Monika was stopped from going to Beijing at the eleventh hour on dope charges before being cleared by a review committee appointed by Indian Weightlifting Federation, but by that time it was too late for her to join the Indian contingent in Beijing.
    
Malleswari said Monika must have been crestfallen for missing out a lifetime opportunity but felt in balance SAI took the right decision out of a difficult situation.
    
"I understand the emotional aspect of Monika. Every athlete has an Olympic dream especially for a woman lifter and you don't know whether you will get that chance next time. She must have been crestfallen but I believe 100 per cent when SAI said the results indicate there was possibility of doping," she said in an interview.
    
"I think it was not a question of any personal enmity of SAI against Monika. As far as I know there were some doubts about the test results of Monika and SAI must have thought it was better not to clear her instead of another dope shame for the country in Beijing.

"There was an adverse analytical finding in the first test and SAI said it needed further tests to know whether the substance was a natural product from her body or came from outside. The subsequent tests might have been negative but there were lingering doubts," Malleswari said on the sidelines of national junior weightlifting championships at Noida.
    
"Imagine another doping case in Beijing after two lifters were caught in 2004 Athens Olympics and the federation has been banned twice in the past. That would have been a huge shame for the country and the image of the sport would have got worse," added the 33-year-old lifter who won a bronze in 2000 Sydney Olympics in 69kg category.
    
She said in her career spanning 15 years, the results at SAI dope testing laboratory here have turned out to be correct on most occasions except before the 2004 Athens Olympics dope shame.
    
"Many say since it (SAI laboratory in New Delhi) is not WADA-certified, so its results are doubtful.
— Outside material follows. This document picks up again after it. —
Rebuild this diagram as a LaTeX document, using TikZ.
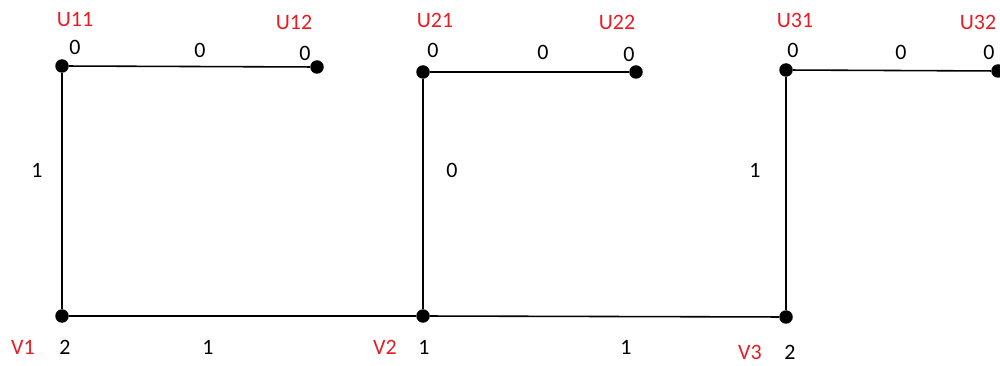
\documentclass[tikz,border=0pt]{standalone}
\usepackage{fontspec}
\setmainfont{Carlito}
\usetikzlibrary{positioning}

\definecolor{lblred}{RGB}{232,28,36}

\begin{document}
\begin{tikzpicture}[font=\fontsize{12.5}{14}\selectfont,
	pt/.style = {circle, fill=black, inner sep=0pt, minimum size=0.27cm},
	vname/.style = {text=lblred},
	wt/.style = {text=black},
	link/.style = {line width=0.9pt}]
	\useasboundingbox (0,0) rectangle (20,7.3);

	% vertices
	\node[pt] (U11) at (1.24, 5.98) {};
	\node[pt] (U12) at (6.34, 5.96) {};
	\node[pt] (U21) at (8.46, 5.86) {};
	\node[pt] (U22) at (12.72, 5.86) {};
	\node[pt] (U31) at (15.72, 5.90) {};
	\node[pt] (U32) at (19.96, 5.88) {};
	\node[pt] (V1) at (1.24, 0.98) {};
	\node[pt] (V2) at (8.46, 0.98) {};
	\node[pt] (V3) at (15.72, 0.96) {};

	% names
	\node[vname] (nU11) at (1.50, 6.90) {U11};
	\node[vname] (nU12) at (5.88, 6.86) {U12};
	\node[vname] (nU21) at (8.70, 6.90) {U21};
	\node[vname] (nU22) at (12.34, 6.86) {U22};
	\node[vname] (nU31) at (15.90, 6.90) {U31};
	\node[vname] (nU32) at (19.56, 6.86) {U32};
	\node[vname] (nV1) at (0.46, 0.36) {V1};
	\node[vname] (nV2) at (7.70, 0.36) {V2};
	\node[vname] (nV3) at (15.00, 0.26) {V3};

	% vertex values
	\node[wt] (wU11) at (1.50, 6.36) {0};
	\node[wt] (wU12) at (6.10, 6.24) {0};
	\node[wt] (wU21) at (8.66, 6.30) {0};
	\node[wt] (wU22) at (12.58, 6.22) {0};
	\node[wt] (wU31) at (15.86, 6.30) {0};
	\node[wt] (wU32) at (19.78, 6.26) {0};
	\node[wt] (wV1) at (1.30, 0.36) {2};
	\node[wt] (wV2) at (8.48, 0.36) {1};
	\node[wt] (wV3) at (15.80, 0.26) {2};

	% edge values
	\node[wt] (e1) at (4.00, 6.30) {0};
	\node[wt] (e2) at (10.86, 6.26) {0};
	\node[wt] (e3) at (18.02, 6.26) {0};
	\node[wt] (e4) at (0.74, 3.90) {1};
	\node[wt] (e5) at (9.04, 3.90) {0};
	\node[wt] (e6) at (15.10, 3.90) {1};
	\node[wt] (e7) at (4.16, 0.36) {1};
	\node[wt] (e8) at (12.52, 0.36) {1};

	\draw[link] (U11) -- (U12);
	\draw[link] (U21) -- (U22);
	\draw[link] (U31) -- (U32);
	\draw[link] (U11) -- (V1);
	\draw[link] (U21) -- (V2);
	\draw[link] (U31) -- (V3);
	\draw[link] (V1) -- (V2);
	\draw[link] (V2) -- (V3);

\end{tikzpicture}
\end{document}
But from 1990 when I started my career till 2004 whoever is cleared from here have no problem in tests conducted outside the country before international competitions," said the lifter who has been decorated with honours ranging from Arjuna Award to Rajiv Khel Ratna and Padam Shri.
    
Malleswari is pained by the doping scandals that rocked weightlifting in the country and blamed Indian Federation's shying away from clamping down on the menace with an iron hand as the reason behind them.